William Gould, Stanford Law School professor. He served as chair of the National Labor Relations Board from 1994 to 1998. He is the author of the memoir, Labored Relations: Law, Politics, and the NLRB.
The National Labor Relations Board, the government body that oversees labor complaints, is on the verge of being shut down. Under a U.S. Supreme Court ruling from last year, the NLRB must have a quorum of at least three of five members in order to operate. But one member’s term expires at month’s end, and Republicans have meanwhile refused to confirm President Obama’s two replacement nominees. Unless a solution is found, the NLRB would be frozen come January. Without the NLRB, workers would lose their legal recourse to defend their right to organize and to protect themselves against anti-union activity by employers. We speak with Stanford Law School Professor William Gould, former chair of the NLRB. [includes rush transcript]
This is a rush transcript. Copy may not be in its final form.

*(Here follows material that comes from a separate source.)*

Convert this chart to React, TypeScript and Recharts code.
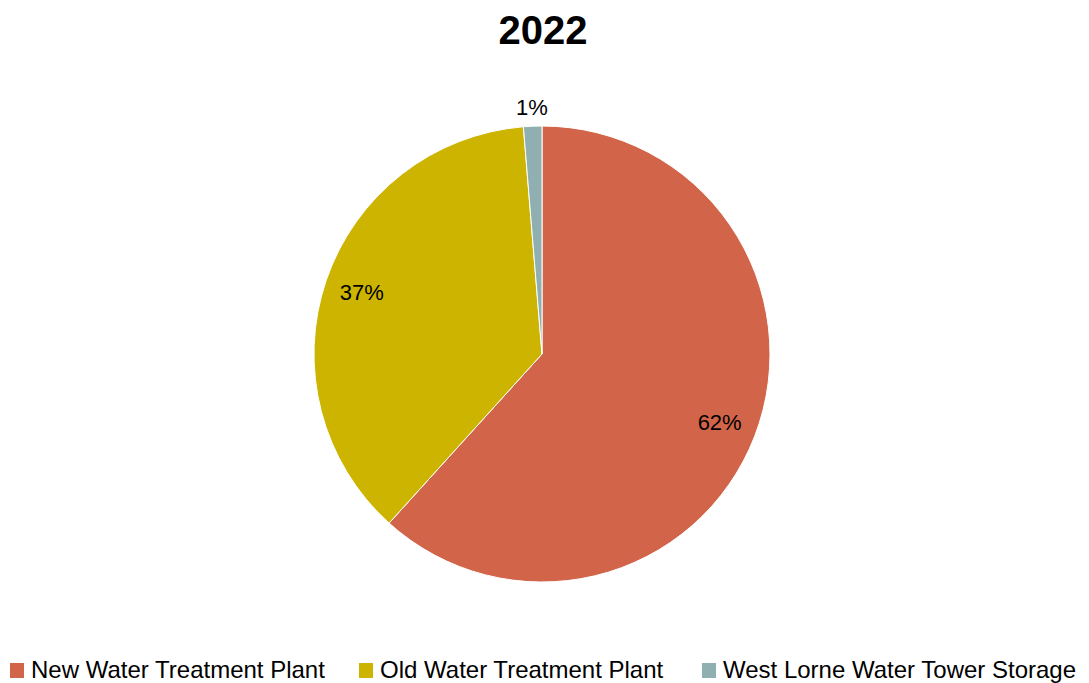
import React from 'react';
import { PieChart, Pie, Cell, Legend } from 'recharts';

const names = ['New Water Treatment Plant', 'Old Water Treatment Plant', 'West Lorne Water Tower Storage'];
const values = [61.7, 37.0, 1.3];
const labels = ['62%', '37%', '1%'];
const colors = ['#D2644A', '#CDB400', '#8FAFB0'];

const data = names.map((name, i) => ({ name, value: values[i], label: labels[i], color: colors[i] }));

const FONT = '"Liberation Sans", Arial, sans-serif';
const RAD = Math.PI / 180;

const renderLabel = (props: any) => {
  const { cx, cy, midAngle, outerRadius, index } = props;
  const small = values[index] < 5;
  const r = small ? outerRadius + 19 : outerRadius * 0.835;
  const x = cx + r * Math.cos(-midAngle * RAD);
  const y = cy + r * Math.sin(-midAngle * RAD);
  return (
    <text x={x} y={y} fill="#000" fontSize={22} fontFamily={FONT} textAnchor="middle" dominantBaseline="central">
      {labels[index]}
    </text>
  );
};

const itemWidths = [349, 343, 380];

const renderLegend = () => (
  <div style={{ display: 'flex', paddingLeft: 10, fontFamily: FONT, fontSize: 24, color: '#000' }}>
    {data.map((d, i) => (
      <div key={d.name} style={{ width: itemWidths[i], display: 'flex', alignItems: 'center', whiteSpace: 'nowrap' }}>
        <span style={{ width: 14, height: 15, background: d.color, display: 'inline-block', marginRight: 7 }} />
        <span>{d.name}</span>
      </div>
    ))}
  </div>
);

export default function App() {
  return (
    <div style={{ position: 'absolute', left: 0, top: 0, width: 1089, height: 683, background: '#fff' }}>
      <div
        style={{
          position: 'absolute',
          top: 8,
          left: 0,
          width: 1086,
          textAlign: 'center',
          fontFamily: FONT,
          fontWeight: 'bold',
          fontSize: 40,
          zIndex: 1,
        }}
      >
        2022
      </div>
      <PieChart width={1089} height={683} margin={{ top: 0, right: 0, bottom: 0, left: 0 }}>
        <Pie
          data={data}
          dataKey="value"
          nameKey="name"
          cx={542}
          cy={354}
          outerRadius={228}
          startAngle={90}
          endAngle={-270}
          stroke="#fff"
          strokeWidth={1}
          label={renderLabel}
          labelLine={false}
          isAnimationActive={false}
        >
          {data.map((d) => (
            <Cell key={d.name} fill={d.color} />
          ))}
        </Pie>
        <Legend content={renderLegend} wrapperStyle={{ left: 0, bottom: -1, width: 1089 }} />
      </PieChart>
    </div>
  );
}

AMY GOODMAN: We end today’s show with a labor story that could have a major impact on millions of U.S. workers. In a New York Times op-ed piece published on Saturday, called "Crippling the Right to Organize," the former chair of the National Labor Relations Board, William Gould, writes, "Unless something changes in Washington, American workers will, on New Year’s Day, effectively lose their right to be represented by a union." William Gould joins us now. He’s a law professor at Stanford University.
We welcome you to Democracy Now! Talk about what exactly is this threat that most people in this country know nothing about right now.

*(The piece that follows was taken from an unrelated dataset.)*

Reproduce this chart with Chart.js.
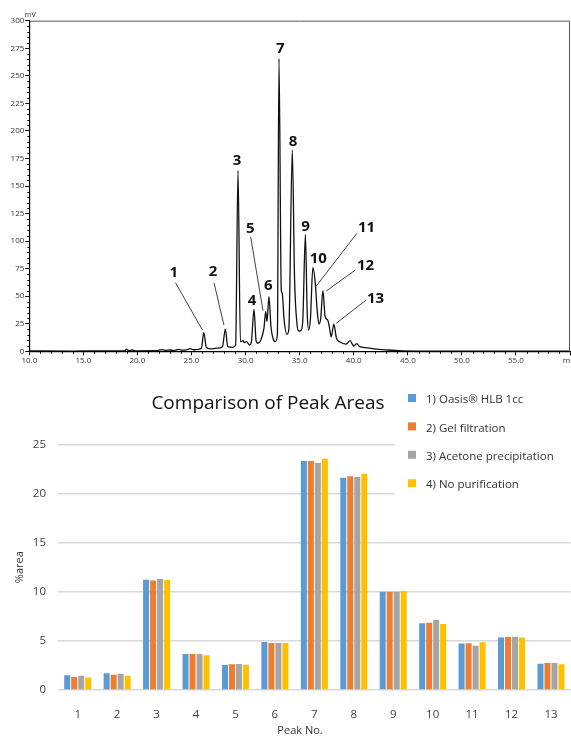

WILLIAM GOULD: Well, the National Labor Relations Board, so says the Supreme Court, has to have a quorum of three to operate. And on January 1, it will have two members, because of the fact that the Senate Republicans are blocking President Obama’s appointees to the board and also refusing to allow a recess appointment.

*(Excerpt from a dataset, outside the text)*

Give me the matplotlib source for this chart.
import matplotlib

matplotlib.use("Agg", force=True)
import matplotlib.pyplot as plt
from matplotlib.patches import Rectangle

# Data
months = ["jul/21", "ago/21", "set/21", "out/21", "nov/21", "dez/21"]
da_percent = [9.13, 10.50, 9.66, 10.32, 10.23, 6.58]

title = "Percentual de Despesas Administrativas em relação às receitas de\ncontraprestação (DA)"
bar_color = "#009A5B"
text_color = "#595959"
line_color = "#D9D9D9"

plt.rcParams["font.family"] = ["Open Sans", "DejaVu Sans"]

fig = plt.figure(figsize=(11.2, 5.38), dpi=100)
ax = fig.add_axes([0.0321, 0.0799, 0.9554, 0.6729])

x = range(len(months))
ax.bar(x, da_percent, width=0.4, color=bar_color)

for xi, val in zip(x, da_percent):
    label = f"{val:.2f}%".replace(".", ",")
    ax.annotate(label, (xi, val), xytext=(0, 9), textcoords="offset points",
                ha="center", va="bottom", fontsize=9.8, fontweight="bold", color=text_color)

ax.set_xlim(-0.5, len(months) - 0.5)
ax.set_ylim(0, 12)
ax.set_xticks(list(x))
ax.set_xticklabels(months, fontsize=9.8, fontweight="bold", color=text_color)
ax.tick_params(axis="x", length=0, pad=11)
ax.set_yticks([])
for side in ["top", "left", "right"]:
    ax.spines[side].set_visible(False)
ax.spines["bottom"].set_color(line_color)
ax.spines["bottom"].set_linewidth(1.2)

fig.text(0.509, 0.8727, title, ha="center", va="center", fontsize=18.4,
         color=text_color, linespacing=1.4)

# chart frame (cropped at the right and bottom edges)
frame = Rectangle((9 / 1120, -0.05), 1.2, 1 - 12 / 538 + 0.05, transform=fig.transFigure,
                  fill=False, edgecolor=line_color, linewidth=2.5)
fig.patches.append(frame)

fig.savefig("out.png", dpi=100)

AMY GOODMAN: Well, first explain what the National Labor Relations Board is, why it is so important for the functioning of unions in this country, Professor Gould.
WILLIAM GOULD: Yes. Well, the National Labor Relations Board is a referee between labor and management. It protects the right of workers to join unions, not to be discriminated against on account of union activity, and it also conducts votes, which oblige employers to bargain with unions when a majority of workers support the union. All of this will go away, and workers will be completely defenseless if the board has only two members on January 1, as it looks as though will be the case at this moment.
AMY GOODMAN: When was the NLRB set up? And what exactly then would happen? Why would there be no recess? Because that’s how there would be no recess appointment.
WILLIAM GOULD: Well, the National Labor Relations Board was set up in the Great Depression. It was one of President Roosevelt’s initiatives at that time, in 1935. The House of Representatives, this year, has devised a tactic, not previously engaged in, where they refuse to allow the Senate, by not signing the necessary papers, to go into recess. And if the Senate is not in recess, President Obama is precluded from making recess appointments. I should point out that this tactic—and it is a tactic that’s being employed to stifle the President—is one that has, so far as I’m aware, never been used before. Usually it’s the Senate that makes these decisions, not the House of Representatives.
AMY GOODMAN: Professor Gould, you wrote in your op-ed piece in the New York Times, "Workers illegally fired for union organizing won’t be reinstated with back pay. Employers will be able to get away with interfering with union elections. Perhaps most important, employers won’t have to recognize unions despite a majority vote by workers." Elaborate on this.
WILLIAM GOULD: Well, the National Labor Relations Board, which will, unless it has three members on January 1, go out of business for the purpose of resolving disputes between labor and management, is the agency that conducts votes, that obliges employers to bargain with unions, and which protects workers through remedies, including reinstatement and back pay, when workers are discriminated against for union activity.
AMY GOODMAN: What do you think President Obama needs to do now to make this issue public? Very few people understand that this will be the first time the NLRB, the National Labor Relations Board, would be unable to function.
WILLIAM GOULD: Yes. Well, the President needs to spotlight this issue. He has, of course, many things on his plate right now, but he needs to make this front and center so that the general population knows what’s at stake here. Most of this is not very well known. The labor movement hasn’t said very much about it thus far. And he needs to spotlight it. He needs to, if necessary, make this a campaign issue in 2012 to highlight the obstructionism that the House of Representatives is engaging in.
AMY GOODMAN: In a letter to the President Monday, 47—all 47 Republican senators said President Obama should allow the Senate to consider his nominees, Sharon Block and Richard Griffin. Last comment, Professor Gould?
WILLIAM GOULD: Well, the Senate certainly should consider President Obama’s nominees very quickly. At a minimum, they should allow him to make a recess appointment and not to be moved around and pressured improperly, in my view, by the House of Representatives.
AMY GOODMAN: Professor Gould, I want to thank you for being with us, law professor at Stanford University, served as chair of the NLRB from 1994 to ’98, author of the book Labored Relations: Law, Politics, and the NLRB, a memoir.